Data shown:
=====

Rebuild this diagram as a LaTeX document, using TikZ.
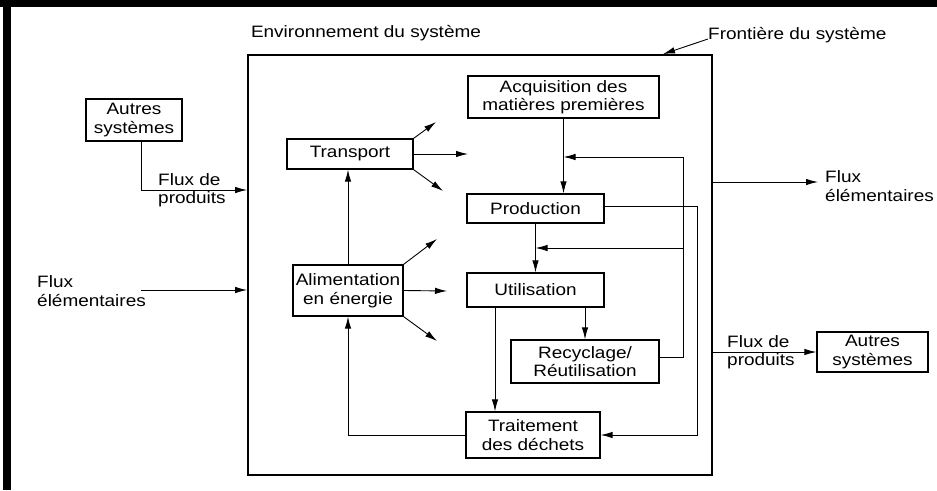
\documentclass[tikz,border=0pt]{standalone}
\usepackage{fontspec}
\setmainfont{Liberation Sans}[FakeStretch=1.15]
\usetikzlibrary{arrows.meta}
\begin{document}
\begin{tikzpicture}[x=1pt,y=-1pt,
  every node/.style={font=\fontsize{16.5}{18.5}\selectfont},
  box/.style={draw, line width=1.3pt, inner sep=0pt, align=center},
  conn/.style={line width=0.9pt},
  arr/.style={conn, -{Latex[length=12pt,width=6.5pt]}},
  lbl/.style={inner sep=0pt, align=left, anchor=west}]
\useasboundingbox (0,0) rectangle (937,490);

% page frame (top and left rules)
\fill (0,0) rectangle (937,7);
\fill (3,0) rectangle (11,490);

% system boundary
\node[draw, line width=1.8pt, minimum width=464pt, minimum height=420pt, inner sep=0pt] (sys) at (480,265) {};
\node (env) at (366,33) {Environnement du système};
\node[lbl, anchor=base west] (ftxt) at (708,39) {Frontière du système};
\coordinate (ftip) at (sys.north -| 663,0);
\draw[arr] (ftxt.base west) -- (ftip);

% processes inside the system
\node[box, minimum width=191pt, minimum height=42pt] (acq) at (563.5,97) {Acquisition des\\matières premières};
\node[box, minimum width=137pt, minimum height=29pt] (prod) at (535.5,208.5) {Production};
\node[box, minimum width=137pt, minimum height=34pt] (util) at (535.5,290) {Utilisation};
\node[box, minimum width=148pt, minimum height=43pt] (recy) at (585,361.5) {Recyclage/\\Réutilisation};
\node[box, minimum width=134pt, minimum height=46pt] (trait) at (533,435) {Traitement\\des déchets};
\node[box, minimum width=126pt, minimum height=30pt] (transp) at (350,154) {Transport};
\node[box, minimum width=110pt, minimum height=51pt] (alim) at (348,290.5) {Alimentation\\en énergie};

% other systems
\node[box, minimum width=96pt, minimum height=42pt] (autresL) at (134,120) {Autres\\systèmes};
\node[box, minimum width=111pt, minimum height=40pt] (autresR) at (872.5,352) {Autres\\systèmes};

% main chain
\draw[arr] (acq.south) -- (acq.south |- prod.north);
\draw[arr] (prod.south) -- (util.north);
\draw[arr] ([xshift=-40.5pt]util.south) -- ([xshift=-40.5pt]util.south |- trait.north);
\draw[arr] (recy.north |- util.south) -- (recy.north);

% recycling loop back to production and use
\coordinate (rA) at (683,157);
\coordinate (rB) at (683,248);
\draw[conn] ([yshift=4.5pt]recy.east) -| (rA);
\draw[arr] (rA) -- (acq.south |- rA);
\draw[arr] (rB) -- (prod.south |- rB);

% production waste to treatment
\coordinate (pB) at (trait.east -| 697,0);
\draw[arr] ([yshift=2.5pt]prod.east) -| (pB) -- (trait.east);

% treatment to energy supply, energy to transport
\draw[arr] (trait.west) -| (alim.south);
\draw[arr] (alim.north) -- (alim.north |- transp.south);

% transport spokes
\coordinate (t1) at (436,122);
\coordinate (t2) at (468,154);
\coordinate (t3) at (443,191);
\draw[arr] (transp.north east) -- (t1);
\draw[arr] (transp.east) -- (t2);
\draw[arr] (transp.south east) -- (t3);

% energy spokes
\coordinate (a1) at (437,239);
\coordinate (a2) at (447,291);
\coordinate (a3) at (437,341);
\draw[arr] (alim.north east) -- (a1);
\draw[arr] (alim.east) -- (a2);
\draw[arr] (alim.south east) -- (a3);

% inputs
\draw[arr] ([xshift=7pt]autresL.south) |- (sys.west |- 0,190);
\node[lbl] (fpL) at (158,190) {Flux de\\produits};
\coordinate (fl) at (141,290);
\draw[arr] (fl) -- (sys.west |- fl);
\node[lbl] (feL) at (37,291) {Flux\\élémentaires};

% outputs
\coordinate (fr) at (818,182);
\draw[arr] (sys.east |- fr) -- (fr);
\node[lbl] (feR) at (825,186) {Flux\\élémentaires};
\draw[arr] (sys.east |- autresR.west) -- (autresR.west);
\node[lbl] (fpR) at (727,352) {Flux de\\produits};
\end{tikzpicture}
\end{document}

=====

Written exercise:
Keep the pictures out of the copy and return the rest of the data above exactly.

Correct result:
Rebuild this diagram as a LaTeX document, using TikZ.
\documentclass[tikz,border=0pt]{standalone}
\usepackage{fontspec}
\setmainfont{Liberation Sans}[FakeStretch=1.15]
\usetikzlibrary{arrows.meta}
\begin{document}
\begin{tikzpicture}[x=1pt,y=-1pt,
  every node/.style={font=\fontsize{16.5}{18.5}\selectfont},
  box/.style={draw, line width=1.3pt, inner sep=0pt, align=center},
  conn/.style={line width=0.9pt},
  arr/.style={conn, -{Latex[length=12pt,width=6.5pt]}},
  lbl/.style={inner sep=0pt, align=left, anchor=west}]
\useasboundingbox (0,0) rectangle (937,490);

% page frame (top and left rules)
\fill (0,0) rectangle (937,7);
\fill (3,0) rectangle (11,490);

% system boundary
\node[draw, line width=1.8pt, minimum width=464pt, minimum height=420pt, inner sep=0pt] (sys) at (480,265) {};
\node (env) at (366,33) {Environnement du système};
\node[lbl, anchor=base west] (ftxt) at (708,39) {Frontière du système};
\coordinate (ftip) at (sys.north -| 663,0);
\draw[arr] (ftxt.base west) -- (ftip);

% processes inside the system
\node[box, minimum width=191pt, minimum height=42pt] (acq) at (563.5,97) {Acquisition des\\matières premières};
\node[box, minimum width=137pt, minimum height=29pt] (prod) at (535.5,208.5) {Production};
\node[box, minimum width=137pt, minimum height=34pt] (util) at (535.5,290) {Utilisation};
\node[box, minimum width=148pt, minimum height=43pt] (recy) at (585,361.5) {Recyclage/\\Réutilisation};
\node[box, minimum width=134pt, minimum height=46pt] (trait) at (533,435) {Traitement\\des déchets};
\node[box, minimum width=126pt, minimum height=30pt] (transp) at (350,154) {Transport};
\node[box, minimum width=110pt, minimum height=51pt] (alim) at (348,290.5) {Alimentation\\en énergie};

% other systems
\node[box, minimum width=96pt, minimum height=42pt] (autresL) at (134,120) {Autres\\systèmes};
\node[box, minimum width=111pt, minimum height=40pt] (autresR) at (872.5,352) {Autres\\systèmes};

% main chain
\draw[arr] (acq.south) -- (acq.south |- prod.north);
\draw[arr] (prod.south) -- (util.north);
\draw[arr] ([xshift=-40.5pt]util.south) -- ([xshift=-40.5pt]util.south |- trait.north);
\draw[arr] (recy.north |- util.south) -- (recy.north);

% recycling loop back to production and use
\coordinate (rA) at (683,157);
\coordinate (rB) at (683,248);
\draw[conn] ([yshift=4.5pt]recy.east) -| (rA);
\draw[arr] (rA) -- (acq.south |- rA);
\draw[arr] (rB) -- (prod.south |- rB);

% production waste to treatment
\coordinate (pB) at (trait.east -| 697,0);
\draw[arr] ([yshift=2.5pt]prod.east) -| (pB) -- (trait.east);

% treatment to energy supply, energy to transport
\draw[arr] (trait.west) -| (alim.south);
\draw[arr] (alim.north) -- (alim.north |- transp.south);

% transport spokes
\coordinate (t1) at (436,122);
\coordinate (t2) at (468,154);
\coordinate (t3) at (443,191);
\draw[arr] (transp.north east) -- (t1);
\draw[arr] (transp.east) -- (t2);
\draw[arr] (transp.south east) -- (t3);

% energy spokes
\coordinate (a1) at (437,239);
\coordinate (a2) at (447,291);
\coordinate (a3) at (437,341);
\draw[arr] (alim.north east) -- (a1);
\draw[arr] (alim.east) -- (a2);
\draw[arr] (alim.south east) -- (a3);

% inputs
\draw[arr] ([xshift=7pt]autresL.south) |- (sys.west |- 0,190);
\node[lbl] (fpL) at (158,190) {Flux de\\produits};
\coordinate (fl) at (141,290);
\draw[arr] (fl) -- (sys.west |- fl);
\node[lbl] (feL) at (37,291) {Flux\\élémentaires};

% outputs
\coordinate (fr) at (818,182);
\draw[arr] (sys.east |- fr) -- (fr);
\node[lbl] (feR) at (825,186) {Flux\\élémentaires};
\draw[arr] (sys.east |- autresR.west) -- (autresR.west);
\node[lbl] (fpR) at (727,352) {Flux de\\produits};
\end{tikzpicture}
\end{document}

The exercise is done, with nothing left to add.